■ Recorded information ■
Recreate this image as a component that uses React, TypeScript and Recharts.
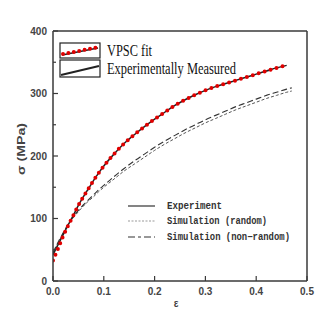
import { Legend, Line, LineChart, XAxis, YAxis } from 'recharts';

// strain grid (ε) and stress readings (MPa)
const strainPts = [
  0, 0.01, 0.02, 0.03, 0.04, 0.05, 0.06, 0.07, 0.08, 0.09, 0.1, 0.12, 0.14, 0.16, 0.18, 0.2,
  0.22, 0.24, 0.26, 0.28, 0.3, 0.32, 0.34, 0.36, 0.38, 0.4, 0.42, 0.44, 0.46,
];
const vpscFit = [
  33, 52, 72, 89, 105, 121, 135, 148, 161, 173, 184, 203, 220, 234, 247, 259, 270, 281, 290,
  298, 305, 311, 316, 321, 326, 331, 336, 341, 345,
];
const experiment = [
  42, 58, 74, 90, 105, 121, 135, 148, 161, 173, 184, 203, 220, 234, 247, 259, 270, 281, 290,
  298, 305, 311, 316, 321, 326, 331, 336, 341, 345,
];
const simStrain = [...strainPts, 0.47];
const simNonRandom = [
  45, 62, 77, 91, 103, 113, 122, 130, 138, 146, 153, 167, 180, 192, 203, 214, 224, 233, 242,
  250, 258, 265, 272, 279, 285, 291, 297, 302, 307, 309,
];
const simRandom = [
  45, 61, 76, 90, 101, 111, 120, 128, 135, 143, 150, 163, 176, 187, 198, 209, 219, 228, 237,
  245, 253, 260, 267, 274, 280, 286, 292, 297, 302, 304,
];

const xTicks = [0, 0.05, 0.1, 0.15, 0.2, 0.25, 0.3, 0.35, 0.4, 0.45, 0.5];
const yTicks = [0, 50, 100, 150, 200, 250, 300, 350, 400];

const topLegend = ['VPSC fit', 'Experimentally Measured'];
const innerLegend = ['Experiment', 'Simulation (random)', 'Simulation (non\u2212random)'];

const toRows = (xs: number[], ys: number[]) => xs.map((e, i) => ({ strain: e, stress: ys[i] }));

const W = 332;
const H = 315;
const AXIS = '#3a3a3a';
const tickFont = { fontFamily: 'Liberation Sans, Arial, sans-serif', fontWeight: 700, fontSize: 10, fill: '#444' };

const isMajorX = (v: number) => Math.round(v * 100) % 10 === 0;
const isMajorY = (v: number) => v % 100 === 0;

function BottomTick({ x, y, payload }: any) {
  const major = isMajorX(payload.value);
  return (
    <g>
      <line x1={x} y1={y} x2={x} y2={y - (major ? 5 : 3)} stroke={AXIS} strokeWidth={1.2} />
      {major && (
        <text x={x} y={y + 14} textAnchor="middle" {...tickFont}>
          {payload.value.toFixed(1)}
        </text>
      )}
    </g>
  );
}

function TopTick({ x, y }: any) {
  return <line x1={x} y1={y} x2={x} y2={y + 3.5} stroke={AXIS} strokeWidth={1.2} />;
}

function LeftTick({ x, y, payload }: any) {
  const major = isMajorY(payload.value);
  return (
    <g>
      <line x1={x} y1={y} x2={x + (major ? 5 : 3)} y2={y} stroke={AXIS} strokeWidth={1.2} />
      {major && (
        <text x={x - 6} y={y} textAnchor="end" dominantBaseline="central" {...tickFont}>
          {payload.value}
        </text>
      )}
    </g>
  );
}

function RightTick({ x, y }: any) {
  return <line x1={x} y1={y} x2={x - 3.5} y2={y} stroke={AXIS} strokeWidth={1.2} />;
}

function XLabel({ viewBox }: any) {
  return (
    <text x={viewBox.x + viewBox.width / 2 - 4} y={viewBox.y + 26} textAnchor="middle" {...tickFont}>
      ε
    </text>
  );
}

function YLabel() {
  const cx = 21;
  const cy = 149;
  return (
    <text
      x={cx}
      y={cy}
      transform={`rotate(-90 ${cx} ${cy})`}
      textAnchor="middle"
      dominantBaseline="central"
      textLength={52}
      lengthAdjust="spacingAndGlyphs"
      {...tickFont}
      fontSize={10}
    >
      σ (MPa)
    </text>
  );
}

function Legends() {
  const serif = { fontFamily: 'Liberation Serif, Times New Roman, serif', fontSize: 16, fill: '#111' };
  const mono = { fontFamily: 'Liberation Mono, Courier New, monospace', fontWeight: 700, fontSize: 10, fill: '#333' };
  const innerLens = [55, 100, 123];
  return (
    <svg width={W} height={H}>
      {/* top-left legend */}
      <rect x={60} y={43} width={40} height={15} fill="#fff" stroke="#222" strokeWidth={1.2} />
      <line x1={62} y1={55} x2={98} y2={48} stroke="#222" strokeWidth={1.4} />
      <line x1={63} y1={54} x2={97} y2={47.5} stroke="#e00000" strokeWidth={4} strokeLinecap="round" strokeDasharray="0 5.5" />
      <rect x={60} y={60} width={40} height={17} fill="#fff" stroke="#222" strokeWidth={1.2} />
      <line x1={61} y1={75} x2={99} y2={66} stroke="#222" strokeWidth={2} />
      <text x={107} y={56} textLength={45} lengthAdjust="spacingAndGlyphs" {...serif}>
        {topLegend[0]}
      </text>
      <text x={107} y={74} textLength={129} lengthAdjust="spacingAndGlyphs" {...serif}>
        {topLegend[1]}
      </text>

      {/* inner legend */}
      <line x1={128} y1={206} x2={155} y2={206} stroke="#333" strokeWidth={1.2} />
      <line x1={128} y1={221} x2={155} y2={221} stroke="#999" strokeWidth={1.2} strokeDasharray="2 1.5" />
      <line x1={128} y1={237} x2={155} y2={237} stroke="#333" strokeWidth={1.2} strokeDasharray="7 3 3 3" />
      {innerLegend.map((t, i) => (
        <text
          key={t}
          x={167}
          y={[206, 221, 237][i]}
          dominantBaseline="central"
          textLength={innerLens[i]}
          lengthAdjust="spacingAndGlyphs"
          {...mono}
        >
          {t}
        </text>
      ))}
    </svg>
  );
}

export default function App() {
  return (
    <div style={{ position: 'absolute', left: 0, top: 0, width: W, height: H, background: '#fff' }}>
      <LineChart width={W} height={H} margin={{ top: 26, right: 20, bottom: 0, left: 0 }}>
        <XAxis
          dataKey="strain"
          type="number"
          domain={[0, 0.5]}
          ticks={xTicks}
          height={34}
          tickSize={0}
          tickMargin={0}
          tick={<BottomTick />}
          tickLine={false}
          stroke={AXIS}
          strokeWidth={1.5}
          allowDataOverflow
          label={<XLabel />}
        />
        <XAxis
          xAxisId="top"
          orientation="top"
          dataKey="strain"
          type="number"
          domain={[0, 0.5]}
          ticks={xTicks}
          height={5}
          tickSize={0}
          tickMargin={0}
          tick={<TopTick />}
          tickLine={false}
          stroke={AXIS}
          strokeWidth={1.5}
        />
        <YAxis
          type="number"
          domain={[0, 400]}
          ticks={yTicks}
          width={53}
          tickSize={0}
          tickMargin={0}
          tick={<LeftTick />}
          tickLine={false}
          stroke={AXIS}
          strokeWidth={1.5}
          label={<YLabel />}
        />
        <YAxis
          yAxisId="right"
          orientation="right"
          type="number"
          domain={[0, 400]}
          ticks={yTicks}
          width={5}
          tickSize={0}
          tickMargin={0}
          tick={<RightTick />}
          tickLine={false}
          stroke={AXIS}
          strokeWidth={1.5}
        />
        <Legend
          layout="horizontal"
          verticalAlign="middle"
          align="center"
          content={<Legends />}
          wrapperStyle={{ left: 0, top: 0, width: W, height: H, pointerEvents: 'none' }}
        />
        <Line
          data={toRows(simStrain, simRandom)}
          dataKey="stress"
          name="Simulation (random)"
          type="monotone"
          stroke="#555"
          strokeWidth={1}
          strokeDasharray="3 2"
          dot={false}
          isAnimationActive={false}
          legendType="none"
        />
        <Line
          data={toRows(simStrain, simNonRandom)}
          dataKey="stress"
          name="Simulation (non-random)"
          type="monotone"
          stroke="#333"
          strokeWidth={1.1}
          strokeDasharray="6 3"
          dot={false}
          isAnimationActive={false}
          legendType="none"
        />
        <Line
          data={toRows(strainPts, experiment)}
          dataKey="stress"
          name="Experimentally Measured"
          type="monotone"
          stroke="#222"
          strokeWidth={1.5}
          dot={false}
          isAnimationActive={false}
        />
        <Line
          data={toRows(strainPts, vpscFit)}
          dataKey="stress"
          name="VPSC fit"
          type="monotone"
          stroke="#e00000"
          strokeWidth={4}
          strokeLinecap="round"
          strokeDasharray="0 6.2"
          dot={false}
          isAnimationActive={false}
        />
      </LineChart>
    </div>
  );
}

■ Exercise ■
From the first line of the listing above, repeat every line through the one holding "LineChart, XAxis, YAxis". Both ends count, and pictures stay out.

■ Response ■
Recreate this image as a component that uses React, TypeScript and Recharts.
import { Legend, Line, LineChart, XAxis, YAxis } from 'recharts';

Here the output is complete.